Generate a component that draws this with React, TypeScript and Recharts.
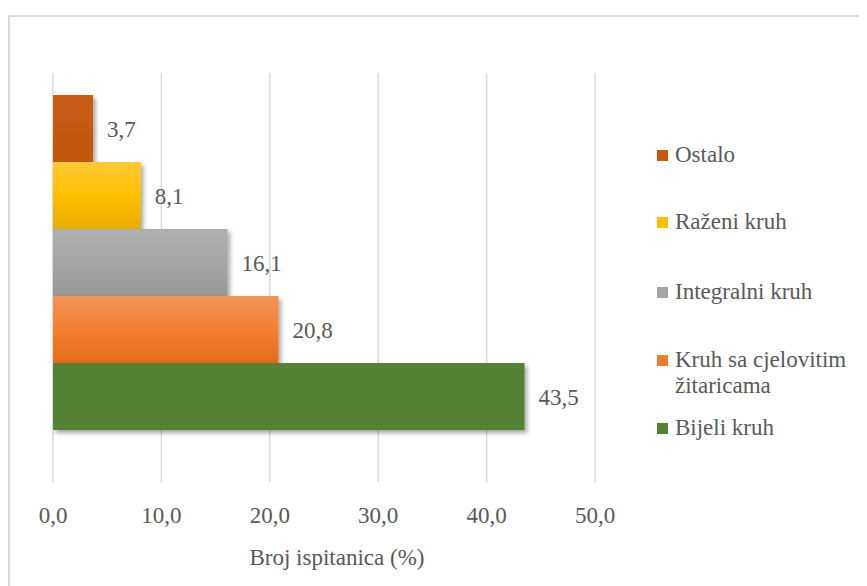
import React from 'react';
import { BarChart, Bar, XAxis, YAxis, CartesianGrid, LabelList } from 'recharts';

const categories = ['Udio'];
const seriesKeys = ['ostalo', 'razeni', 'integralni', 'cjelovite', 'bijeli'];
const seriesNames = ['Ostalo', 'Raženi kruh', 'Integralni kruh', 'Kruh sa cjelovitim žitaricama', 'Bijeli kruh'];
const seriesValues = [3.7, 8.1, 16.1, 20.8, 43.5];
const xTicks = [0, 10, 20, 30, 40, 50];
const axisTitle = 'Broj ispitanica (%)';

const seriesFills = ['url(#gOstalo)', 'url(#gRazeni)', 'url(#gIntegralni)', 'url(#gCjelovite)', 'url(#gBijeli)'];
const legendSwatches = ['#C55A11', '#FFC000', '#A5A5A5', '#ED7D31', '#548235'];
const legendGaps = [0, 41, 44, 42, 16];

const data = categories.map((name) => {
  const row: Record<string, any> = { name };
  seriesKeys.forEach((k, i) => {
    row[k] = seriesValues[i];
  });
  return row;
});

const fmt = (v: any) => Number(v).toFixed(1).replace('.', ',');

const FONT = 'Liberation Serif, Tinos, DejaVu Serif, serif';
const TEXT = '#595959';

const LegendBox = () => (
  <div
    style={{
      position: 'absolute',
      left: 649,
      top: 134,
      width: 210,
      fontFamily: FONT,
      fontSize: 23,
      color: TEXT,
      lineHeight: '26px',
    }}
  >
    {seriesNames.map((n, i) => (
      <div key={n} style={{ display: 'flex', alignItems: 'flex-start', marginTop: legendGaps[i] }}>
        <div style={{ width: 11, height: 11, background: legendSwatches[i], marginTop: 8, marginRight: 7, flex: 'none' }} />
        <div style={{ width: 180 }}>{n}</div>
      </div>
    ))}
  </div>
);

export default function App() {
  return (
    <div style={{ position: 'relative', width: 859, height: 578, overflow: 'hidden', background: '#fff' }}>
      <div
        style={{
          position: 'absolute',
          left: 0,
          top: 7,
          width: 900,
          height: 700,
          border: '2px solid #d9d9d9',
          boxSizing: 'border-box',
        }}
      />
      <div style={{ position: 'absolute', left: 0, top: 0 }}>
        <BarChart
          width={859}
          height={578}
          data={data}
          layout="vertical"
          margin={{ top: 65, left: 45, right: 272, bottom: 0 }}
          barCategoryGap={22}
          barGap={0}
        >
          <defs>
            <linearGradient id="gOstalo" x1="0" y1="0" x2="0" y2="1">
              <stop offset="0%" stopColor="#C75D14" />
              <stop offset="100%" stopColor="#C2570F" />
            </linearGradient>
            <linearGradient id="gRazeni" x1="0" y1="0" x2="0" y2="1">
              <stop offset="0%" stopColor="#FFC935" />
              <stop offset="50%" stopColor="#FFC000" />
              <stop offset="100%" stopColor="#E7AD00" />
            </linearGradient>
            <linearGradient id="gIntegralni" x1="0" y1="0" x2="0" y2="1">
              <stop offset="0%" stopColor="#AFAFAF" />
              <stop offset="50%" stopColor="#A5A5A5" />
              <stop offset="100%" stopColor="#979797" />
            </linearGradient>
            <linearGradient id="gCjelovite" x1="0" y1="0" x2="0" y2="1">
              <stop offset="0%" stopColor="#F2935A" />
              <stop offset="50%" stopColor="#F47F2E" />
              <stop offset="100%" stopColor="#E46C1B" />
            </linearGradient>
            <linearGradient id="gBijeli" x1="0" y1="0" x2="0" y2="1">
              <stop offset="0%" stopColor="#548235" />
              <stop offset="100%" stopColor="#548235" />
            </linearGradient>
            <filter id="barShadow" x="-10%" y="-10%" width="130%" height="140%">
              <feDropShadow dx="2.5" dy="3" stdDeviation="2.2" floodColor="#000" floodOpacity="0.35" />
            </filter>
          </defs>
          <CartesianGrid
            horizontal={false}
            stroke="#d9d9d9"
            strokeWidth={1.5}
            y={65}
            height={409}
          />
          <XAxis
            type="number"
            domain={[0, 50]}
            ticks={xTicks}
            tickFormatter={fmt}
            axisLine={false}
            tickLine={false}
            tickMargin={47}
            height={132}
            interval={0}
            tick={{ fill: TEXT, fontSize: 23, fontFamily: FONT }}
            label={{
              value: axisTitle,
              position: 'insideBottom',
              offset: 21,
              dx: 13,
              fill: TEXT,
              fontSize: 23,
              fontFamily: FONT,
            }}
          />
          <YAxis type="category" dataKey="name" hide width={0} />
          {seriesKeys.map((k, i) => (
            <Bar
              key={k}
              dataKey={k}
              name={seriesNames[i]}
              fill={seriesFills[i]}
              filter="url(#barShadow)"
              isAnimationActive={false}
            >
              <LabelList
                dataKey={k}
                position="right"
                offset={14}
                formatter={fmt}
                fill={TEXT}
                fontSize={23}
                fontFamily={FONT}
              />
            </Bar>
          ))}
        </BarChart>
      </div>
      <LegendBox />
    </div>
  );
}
★ ★ ★ ★
WHAT THE TASK REQUIRES: Without the pictures, repeat the listing above exactly.

FULL RESPONSE:
Generate a component that draws this with React, TypeScript and Recharts.
import React from 'react';
import { BarChart, Bar, XAxis, YAxis, CartesianGrid, LabelList } from 'recharts';

const categories = ['Udio'];
const seriesKeys = ['ostalo', 'razeni', 'integralni', 'cjelovite', 'bijeli'];
const seriesNames = ['Ostalo', 'Raženi kruh', 'Integralni kruh', 'Kruh sa cjelovitim žitaricama', 'Bijeli kruh'];
const seriesValues = [3.7, 8.1, 16.1, 20.8, 43.5];
const xTicks = [0, 10, 20, 30, 40, 50];
const axisTitle = 'Broj ispitanica (%)';

const seriesFills = ['url(#gOstalo)', 'url(#gRazeni)', 'url(#gIntegralni)', 'url(#gCjelovite)', 'url(#gBijeli)'];
const legendSwatches = ['#C55A11', '#FFC000', '#A5A5A5', '#ED7D31', '#548235'];
const legendGaps = [0, 41, 44, 42, 16];

const data = categories.map((name) => {
  const row: Record<string, any> = { name };
  seriesKeys.forEach((k, i) => {
    row[k] = seriesValues[i];
  });
  return row;
});

const fmt = (v: any) => Number(v).toFixed(1).replace('.', ',');

const FONT = 'Liberation Serif, Tinos, DejaVu Serif, serif';
const TEXT = '#595959';

const LegendBox = () => (
  <div
    style={{
      position: 'absolute',
      left: 649,
      top: 134,
      width: 210,
      fontFamily: FONT,
      fontSize: 23,
      color: TEXT,
      lineHeight: '26px',
    }}
  >
    {seriesNames.map((n, i) => (
      <div key={n} style={{ display: 'flex', alignItems: 'flex-start', marginTop: legendGaps[i] }}>
        <div style={{ width: 11, height: 11, background: legendSwatches[i], marginTop: 8, marginRight: 7, flex: 'none' }} />
        <div style={{ width: 180 }}>{n}</div>
      </div>
    ))}
  </div>
);

export default function App() {
  return (
    <div style={{ position: 'relative', width: 859, height: 578, overflow: 'hidden', background: '#fff' }}>
      <div
        style={{
          position: 'absolute',
          left: 0,
          top: 7,
          width: 900,
          height: 700,
          border: '2px solid #d9d9d9',
          boxSizing: 'border-box',
        }}
      />
      <div style={{ position: 'absolute', left: 0, top: 0 }}>
        <BarChart
          width={859}
          height={578}
          data={data}
          layout="vertical"
          margin={{ top: 65, left: 45, right: 272, bottom: 0 }}
          barCategoryGap={22}
          barGap={0}
        >
          <defs>
            <linearGradient id="gOstalo" x1="0" y1="0" x2="0" y2="1">
              <stop offset="0%" stopColor="#C75D14" />
              <stop offset="100%" stopColor="#C2570F" />
            </linearGradient>
            <linearGradient id="gRazeni" x1="0" y1="0" x2="0" y2="1">
              <stop offset="0%" stopColor="#FFC935" />
              <stop offset="50%" stopColor="#FFC000" />
              <stop offset="100%" stopColor="#E7AD00" />
            </linearGradient>
            <linearGradient id="gIntegralni" x1="0" y1="0" x2="0" y2="1">
              <stop offset="0%" stopColor="#AFAFAF" />
              <stop offset="50%" stopColor="#A5A5A5" />
              <stop offset="100%" stopColor="#979797" />
            </linearGradient>
            <linearGradient id="gCjelovite" x1="0" y1="0" x2="0" y2="1">
              <stop offset="0%" stopColor="#F2935A" />
              <stop offset="50%" stopColor="#F47F2E" />
              <stop offset="100%" stopColor="#E46C1B" />
            </linearGradient>
            <linearGradient id="gBijeli" x1="0" y1="0" x2="0" y2="1">
              <stop offset="0%" stopColor="#548235" />
              <stop offset="100%" stopColor="#548235" />
            </linearGradient>
            <filter id="barShadow" x="-10%" y="-10%" width="130%" height="140%">
              <feDropShadow dx="2.5" dy="3" stdDeviation="2.2" floodColor="#000" floodOpacity="0.35" />
            </filter>
          </defs>
          <CartesianGrid
            horizontal={false}
            stroke="#d9d9d9"
            strokeWidth={1.5}
            y={65}
            height={409}
          />
          <XAxis
            type="number"
            domain={[0, 50]}
            ticks={xTicks}
            tickFormatter={fmt}
            axisLine={false}
            tickLine={false}
            tickMargin={47}
            height={132}
            interval={0}
            tick={{ fill: TEXT, fontSize: 23, fontFamily: FONT }}
            label={{
              value: axisTitle,
              position: 'insideBottom',
              offset: 21,
              dx: 13,
              fill: TEXT,
              fontSize: 23,
              fontFamily: FONT,
            }}
          />
          <YAxis type="category" dataKey="name" hide width={0} />
          {seriesKeys.map((k, i) => (
            <Bar
              key={k}
              dataKey={k}
              name={seriesNames[i]}
              fill={seriesFills[i]}
              filter="url(#barShadow)"
              isAnimationActive={false}
            >
              <LabelList
                dataKey={k}
                position="right"
                offset={14}
                formatter={fmt}
                fill={TEXT}
                fontSize={23}
                fontFamily={FONT}
              />
            </Bar>
          ))}
        </BarChart>
      </div>
      <LegendBox />
    </div>
  );
}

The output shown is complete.